- **Task statement**: Reproduce the data below in full and exclude every picture.

- **Stored data**:
┏━━
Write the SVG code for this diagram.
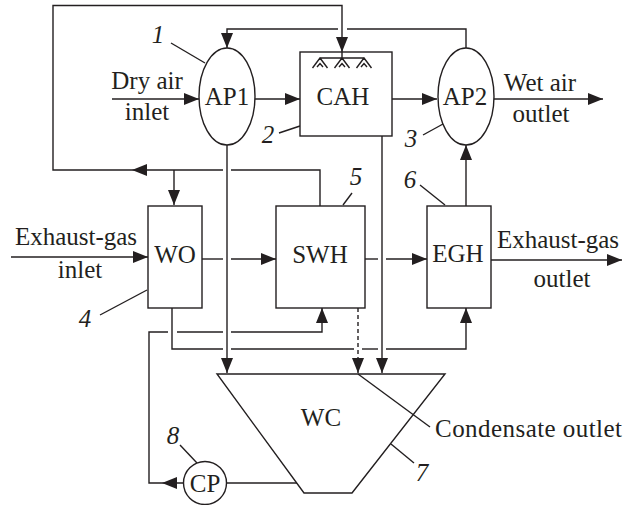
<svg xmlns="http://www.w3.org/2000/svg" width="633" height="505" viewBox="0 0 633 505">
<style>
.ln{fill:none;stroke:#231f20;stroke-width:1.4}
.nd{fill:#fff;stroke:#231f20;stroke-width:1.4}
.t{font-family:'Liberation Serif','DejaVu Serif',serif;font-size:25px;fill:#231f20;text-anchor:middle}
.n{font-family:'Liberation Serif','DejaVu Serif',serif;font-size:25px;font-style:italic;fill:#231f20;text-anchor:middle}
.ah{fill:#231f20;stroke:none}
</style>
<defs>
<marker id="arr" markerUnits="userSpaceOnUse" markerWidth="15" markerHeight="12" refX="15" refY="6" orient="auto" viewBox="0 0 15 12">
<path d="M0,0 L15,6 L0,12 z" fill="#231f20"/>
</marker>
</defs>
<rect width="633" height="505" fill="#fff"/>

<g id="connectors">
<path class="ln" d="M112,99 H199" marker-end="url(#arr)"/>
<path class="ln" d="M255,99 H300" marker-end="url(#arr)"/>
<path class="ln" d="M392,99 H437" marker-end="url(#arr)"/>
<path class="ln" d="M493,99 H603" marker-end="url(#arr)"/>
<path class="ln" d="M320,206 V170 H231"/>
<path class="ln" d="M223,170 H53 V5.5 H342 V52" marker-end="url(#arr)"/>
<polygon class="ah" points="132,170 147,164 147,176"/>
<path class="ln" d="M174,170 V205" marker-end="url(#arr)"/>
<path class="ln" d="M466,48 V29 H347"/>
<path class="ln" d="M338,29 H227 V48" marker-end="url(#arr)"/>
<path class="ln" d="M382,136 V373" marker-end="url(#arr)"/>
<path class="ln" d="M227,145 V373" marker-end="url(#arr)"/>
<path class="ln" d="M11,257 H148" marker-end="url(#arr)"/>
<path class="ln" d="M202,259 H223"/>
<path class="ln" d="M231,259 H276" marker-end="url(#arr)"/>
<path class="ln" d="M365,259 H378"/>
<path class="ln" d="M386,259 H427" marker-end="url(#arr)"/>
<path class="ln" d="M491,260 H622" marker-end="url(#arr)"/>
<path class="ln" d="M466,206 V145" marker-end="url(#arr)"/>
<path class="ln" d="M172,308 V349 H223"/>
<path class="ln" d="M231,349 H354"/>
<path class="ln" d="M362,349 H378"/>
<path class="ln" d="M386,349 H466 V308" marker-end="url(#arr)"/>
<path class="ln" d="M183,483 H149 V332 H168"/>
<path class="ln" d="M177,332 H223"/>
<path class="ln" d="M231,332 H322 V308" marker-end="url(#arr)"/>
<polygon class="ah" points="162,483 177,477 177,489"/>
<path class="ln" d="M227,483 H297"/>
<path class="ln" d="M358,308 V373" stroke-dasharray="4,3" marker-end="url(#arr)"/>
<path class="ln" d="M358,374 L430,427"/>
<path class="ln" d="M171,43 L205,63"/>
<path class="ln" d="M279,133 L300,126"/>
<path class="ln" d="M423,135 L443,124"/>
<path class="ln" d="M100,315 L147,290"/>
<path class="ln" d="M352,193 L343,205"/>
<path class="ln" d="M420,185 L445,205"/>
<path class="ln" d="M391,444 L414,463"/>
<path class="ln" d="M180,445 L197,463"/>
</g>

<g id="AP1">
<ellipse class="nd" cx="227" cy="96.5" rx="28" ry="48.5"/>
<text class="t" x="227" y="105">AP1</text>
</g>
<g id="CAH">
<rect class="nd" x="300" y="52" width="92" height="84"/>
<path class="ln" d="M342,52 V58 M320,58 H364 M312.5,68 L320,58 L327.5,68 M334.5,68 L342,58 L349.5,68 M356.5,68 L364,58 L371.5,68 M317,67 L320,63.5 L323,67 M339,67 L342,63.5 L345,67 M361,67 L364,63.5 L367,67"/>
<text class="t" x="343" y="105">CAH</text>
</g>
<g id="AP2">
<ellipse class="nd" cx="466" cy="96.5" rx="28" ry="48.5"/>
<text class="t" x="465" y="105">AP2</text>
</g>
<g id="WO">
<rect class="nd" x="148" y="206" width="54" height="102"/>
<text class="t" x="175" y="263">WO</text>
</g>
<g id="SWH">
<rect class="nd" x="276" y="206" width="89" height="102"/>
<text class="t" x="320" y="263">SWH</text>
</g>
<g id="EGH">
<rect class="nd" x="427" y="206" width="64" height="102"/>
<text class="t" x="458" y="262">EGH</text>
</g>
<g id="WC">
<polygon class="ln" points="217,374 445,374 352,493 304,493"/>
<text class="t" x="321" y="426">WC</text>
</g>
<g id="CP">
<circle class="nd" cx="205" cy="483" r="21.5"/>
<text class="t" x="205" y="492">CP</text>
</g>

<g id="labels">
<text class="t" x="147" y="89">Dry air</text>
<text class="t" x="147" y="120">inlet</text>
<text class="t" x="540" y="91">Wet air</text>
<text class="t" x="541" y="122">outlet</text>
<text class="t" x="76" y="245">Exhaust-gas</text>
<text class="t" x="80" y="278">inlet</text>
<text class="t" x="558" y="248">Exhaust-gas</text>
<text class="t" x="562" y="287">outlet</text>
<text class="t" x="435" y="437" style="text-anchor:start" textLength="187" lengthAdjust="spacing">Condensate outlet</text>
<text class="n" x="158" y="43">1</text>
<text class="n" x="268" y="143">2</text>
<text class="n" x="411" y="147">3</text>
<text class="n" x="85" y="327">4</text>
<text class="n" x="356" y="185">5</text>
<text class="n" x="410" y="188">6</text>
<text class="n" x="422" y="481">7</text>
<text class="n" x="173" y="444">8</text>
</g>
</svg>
┗━━
- **Written response**:
Write the SVG code for this diagram.
<svg xmlns="http://www.w3.org/2000/svg" width="633" height="505" viewBox="0 0 633 505">
<style>
.ln{fill:none;stroke:#231f20;stroke-width:1.4}
.nd{fill:#fff;stroke:#231f20;stroke-width:1.4}
.t{font-family:'Liberation Serif','DejaVu Serif',serif;font-size:25px;fill:#231f20;text-anchor:middle}
.n{font-family:'Liberation Serif','DejaVu Serif',serif;font-size:25px;font-style:italic;fill:#231f20;text-anchor:middle}
.ah{fill:#231f20;stroke:none}
</style>
<defs>
<marker id="arr" markerUnits="userSpaceOnUse" markerWidth="15" markerHeight="12" refX="15" refY="6" orient="auto" viewBox="0 0 15 12">
<path d="M0,0 L15,6 L0,12 z" fill="#231f20"/>
</marker>
</defs>
<rect width="633" height="505" fill="#fff"/>

<g id="connectors">
<path class="ln" d="M112,99 H199" marker-end="url(#arr)"/>
<path class="ln" d="M255,99 H300" marker-end="url(#arr)"/>
<path class="ln" d="M392,99 H437" marker-end="url(#arr)"/>
<path class="ln" d="M493,99 H603" marker-end="url(#arr)"/>
<path class="ln" d="M320,206 V170 H231"/>
<path class="ln" d="M223,170 H53 V5.5 H342 V52" marker-end="url(#arr)"/>
<polygon class="ah" points="132,170 147,164 147,176"/>
<path class="ln" d="M174,170 V205" marker-end="url(#arr)"/>
<path class="ln" d="M466,48 V29 H347"/>
<path class="ln" d="M338,29 H227 V48" marker-end="url(#arr)"/>
<path class="ln" d="M382,136 V373" marker-end="url(#arr)"/>
<path class="ln" d="M227,145 V373" marker-end="url(#arr)"/>
<path class="ln" d="M11,257 H148" marker-end="url(#arr)"/>
<path class="ln" d="M202,259 H223"/>
<path class="ln" d="M231,259 H276" marker-end="url(#arr)"/>
<path class="ln" d="M365,259 H378"/>
<path class="ln" d="M386,259 H427" marker-end="url(#arr)"/>
<path class="ln" d="M491,260 H622" marker-end="url(#arr)"/>
<path class="ln" d="M466,206 V145" marker-end="url(#arr)"/>
<path class="ln" d="M172,308 V349 H223"/>
<path class="ln" d="M231,349 H354"/>
<path class="ln" d="M362,349 H378"/>
<path class="ln" d="M386,349 H466 V308" marker-end="url(#arr)"/>
<path class="ln" d="M183,483 H149 V332 H168"/>
<path class="ln" d="M177,332 H223"/>
<path class="ln" d="M231,332 H322 V308" marker-end="url(#arr)"/>
<polygon class="ah" points="162,483 177,477 177,489"/>
<path class="ln" d="M227,483 H297"/>
<path class="ln" d="M358,308 V373" stroke-dasharray="4,3" marker-end="url(#arr)"/>
<path class="ln" d="M358,374 L430,427"/>
<path class="ln" d="M171,43 L205,63"/>
<path class="ln" d="M279,133 L300,126"/>
<path class="ln" d="M423,135 L443,124"/>
<path class="ln" d="M100,315 L147,290"/>
<path class="ln" d="M352,193 L343,205"/>
<path class="ln" d="M420,185 L445,205"/>
<path class="ln" d="M391,444 L414,463"/>
<path class="ln" d="M180,445 L197,463"/>
</g>

<g id="AP1">
<ellipse class="nd" cx="227" cy="96.5" rx="28" ry="48.5"/>
<text class="t" x="227" y="105">AP1</text>
</g>
<g id="CAH">
<rect class="nd" x="300" y="52" width="92" height="84"/>
<path class="ln" d="M342,52 V58 M320,58 H364 M312.5,68 L320,58 L327.5,68 M334.5,68 L342,58 L349.5,68 M356.5,68 L364,58 L371.5,68 M317,67 L320,63.5 L323,67 M339,67 L342,63.5 L345,67 M361,67 L364,63.5 L367,67"/>
<text class="t" x="343" y="105">CAH</text>
</g>
<g id="AP2">
<ellipse class="nd" cx="466" cy="96.5" rx="28" ry="48.5"/>
<text class="t" x="465" y="105">AP2</text>
</g>
<g id="WO">
<rect class="nd" x="148" y="206" width="54" height="102"/>
<text class="t" x="175" y="263">WO</text>
</g>
<g id="SWH">
<rect class="nd" x="276" y="206" width="89" height="102"/>
<text class="t" x="320" y="263">SWH</text>
</g>
<g id="EGH">
<rect class="nd" x="427" y="206" width="64" height="102"/>
<text class="t" x="458" y="262">EGH</text>
</g>
<g id="WC">
<polygon class="ln" points="217,374 445,374 352,493 304,493"/>
<text class="t" x="321" y="426">WC</text>
</g>
<g id="CP">
<circle class="nd" cx="205" cy="483" r="21.5"/>
<text class="t" x="205" y="492">CP</text>
</g>

<g id="labels">
<text class="t" x="147" y="89">Dry air</text>
<text class="t" x="147" y="120">inlet</text>
<text class="t" x="540" y="91">Wet air</text>
<text class="t" x="541" y="122">outlet</text>
<text class="t" x="76" y="245">Exhaust-gas</text>
<text class="t" x="80" y="278">inlet</text>
<text class="t" x="558" y="248">Exhaust-gas</text>
<text class="t" x="562" y="287">outlet</text>
<text class="t" x="435" y="437" style="text-anchor:start" textLength="187" lengthAdjust="spacing">Condensate outlet</text>
<text class="n" x="158" y="43">1</text>
<text class="n" x="268" y="143">2</text>
<text class="n" x="411" y="147">3</text>
<text class="n" x="85" y="327">4</text>
<text class="n" x="356" y="185">5</text>
<text class="n" x="410" y="188">6</text>
<text class="n" x="422" y="481">7</text>
<text class="n" x="173" y="444">8</text>
</g>
</svg>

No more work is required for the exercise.